DATA PROVIDED
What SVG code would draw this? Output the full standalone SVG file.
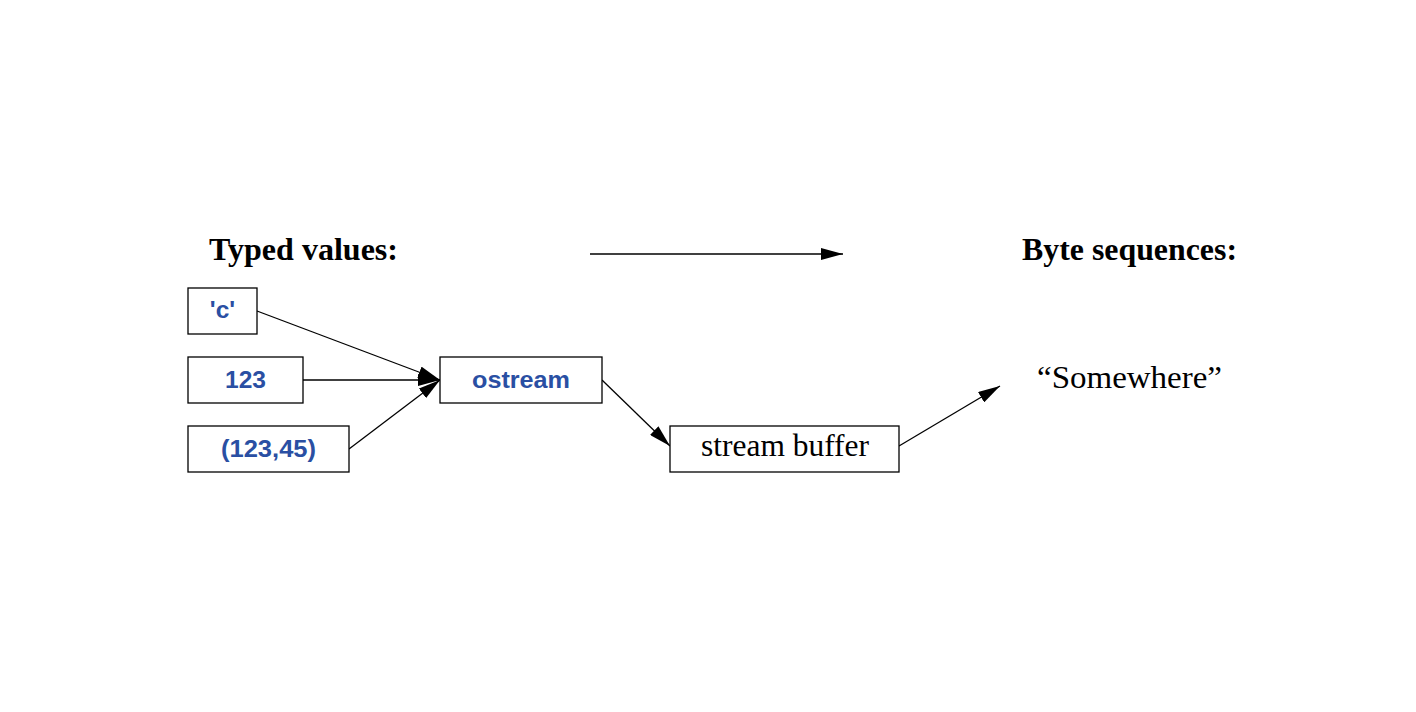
<svg xmlns="http://www.w3.org/2000/svg" width="1416" height="712" viewBox="0 0 1416 712">
<style>
.box{fill:#fff;stroke:#000;stroke-width:1.3}
.val{font-family:"Liberation Sans",Arial,sans-serif;font-weight:bold;font-size:24.5px;fill:#2a4fa3;text-anchor:middle}
.ser{font-family:"Liberation Serif","Times New Roman",serif;font-size:32px;fill:#000}
.hd{font-family:"Liberation Serif","Times New Roman",serif;font-weight:bold;font-size:32px;fill:#000}
.ln{stroke:#000;stroke-width:1.3;fill:none}
</style>
<defs>
<marker id="ah" markerUnits="userSpaceOnUse" markerWidth="22" markerHeight="12" refX="22" refY="6" orient="auto">
<path d="M0,0 L22,6 L0,12 z" fill="#000"/>
</marker>
</defs>
<rect width="1416" height="712" fill="#fff"/>
<g id="labels">
<text class="hd" x="209" y="260" textLength="189" lengthAdjust="spacingAndGlyphs">Typed values:</text>
<text class="hd" x="1022" y="260" textLength="215" lengthAdjust="spacingAndGlyphs">Byte sequences:</text>
</g>
<g id="connectors">
<line class="ln" x1="590" y1="254" x2="843" y2="254" stroke-width="2" marker-end="url(#ah)"/>
<line class="ln" x1="257" y1="311" x2="440" y2="380" marker-end="url(#ah)"/>
<line class="ln" x1="303" y1="380" x2="440" y2="380" marker-end="url(#ah)"/>
<line class="ln" x1="349" y1="449" x2="440" y2="380" marker-end="url(#ah)"/>
<line class="ln" x1="602" y1="380" x2="670" y2="446" marker-end="url(#ah)"/>
<line class="ln" x1="899" y1="446" x2="1000" y2="386" marker-end="url(#ah)"/>
</g>
<g id="node-c">
<rect class="box" x="188" y="288" width="69" height="46"/>
<text class="val" x="222.5" y="318">'c'</text>
</g>
<g id="node-123">
<rect class="box" x="188" y="357" width="115" height="46"/>
<text class="val" x="245.5" y="388" textLength="41" lengthAdjust="spacingAndGlyphs">123</text>
</g>
<g id="node-pair">
<rect class="box" x="188" y="426" width="161" height="46"/>
<text class="val" x="268.5" y="457" textLength="95" lengthAdjust="spacingAndGlyphs">(123,45)</text>
</g>
<g id="node-ostream">
<rect class="box" x="440" y="357" width="162" height="46"/>
<text class="val" x="521" y="388" textLength="98" lengthAdjust="spacingAndGlyphs">ostream</text>
</g>
<g id="node-buffer">
<rect class="box" x="670" y="426" width="229" height="46"/>
<text class="ser" x="785" y="456" text-anchor="middle" textLength="168" lengthAdjust="spacingAndGlyphs">stream buffer</text>
</g>
<g id="node-somewhere">
<text class="ser" x="1129.5" y="388" text-anchor="middle" textLength="185" lengthAdjust="spacingAndGlyphs">“Somewhere”</text>
</g>
</svg>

CHALLENGE
Repeat the data exactly, excluding the pictures.

ANSWER TO THE EXERCISE
What SVG code would draw this? Output the full standalone SVG file.
<svg xmlns="http://www.w3.org/2000/svg" width="1416" height="712" viewBox="0 0 1416 712">
<style>
.box{fill:#fff;stroke:#000;stroke-width:1.3}
.val{font-family:"Liberation Sans",Arial,sans-serif;font-weight:bold;font-size:24.5px;fill:#2a4fa3;text-anchor:middle}
.ser{font-family:"Liberation Serif","Times New Roman",serif;font-size:32px;fill:#000}
.hd{font-family:"Liberation Serif","Times New Roman",serif;font-weight:bold;font-size:32px;fill:#000}
.ln{stroke:#000;stroke-width:1.3;fill:none}
</style>
<defs>
<marker id="ah" markerUnits="userSpaceOnUse" markerWidth="22" markerHeight="12" refX="22" refY="6" orient="auto">
<path d="M0,0 L22,6 L0,12 z" fill="#000"/>
</marker>
</defs>
<rect width="1416" height="712" fill="#fff"/>
<g id="labels">
<text class="hd" x="209" y="260" textLength="189" lengthAdjust="spacingAndGlyphs">Typed values:</text>
<text class="hd" x="1022" y="260" textLength="215" lengthAdjust="spacingAndGlyphs">Byte sequences:</text>
</g>
<g id="connectors">
<line class="ln" x1="590" y1="254" x2="843" y2="254" stroke-width="2" marker-end="url(#ah)"/>
<line class="ln" x1="257" y1="311" x2="440" y2="380" marker-end="url(#ah)"/>
<line class="ln" x1="303" y1="380" x2="440" y2="380" marker-end="url(#ah)"/>
<line class="ln" x1="349" y1="449" x2="440" y2="380" marker-end="url(#ah)"/>
<line class="ln" x1="602" y1="380" x2="670" y2="446" marker-end="url(#ah)"/>
<line class="ln" x1="899" y1="446" x2="1000" y2="386" marker-end="url(#ah)"/>
</g>
<g id="node-c">
<rect class="box" x="188" y="288" width="69" height="46"/>
<text class="val" x="222.5" y="318">'c'</text>
</g>
<g id="node-123">
<rect class="box" x="188" y="357" width="115" height="46"/>
<text class="val" x="245.5" y="388" textLength="41" lengthAdjust="spacingAndGlyphs">123</text>
</g>
<g id="node-pair">
<rect class="box" x="188" y="426" width="161" height="46"/>
<text class="val" x="268.5" y="457" textLength="95" lengthAdjust="spacingAndGlyphs">(123,45)</text>
</g>
<g id="node-ostream">
<rect class="box" x="440" y="357" width="162" height="46"/>
<text class="val" x="521" y="388" textLength="98" lengthAdjust="spacingAndGlyphs">ostream</text>
</g>
<g id="node-buffer">
<rect class="box" x="670" y="426" width="229" height="46"/>
<text class="ser" x="785" y="456" text-anchor="middle" textLength="168" lengthAdjust="spacingAndGlyphs">stream buffer</text>
</g>
<g id="node-somewhere">
<text class="ser" x="1129.5" y="388" text-anchor="middle" textLength="185" lengthAdjust="spacingAndGlyphs">“Somewhere”</text>
</g>
</svg>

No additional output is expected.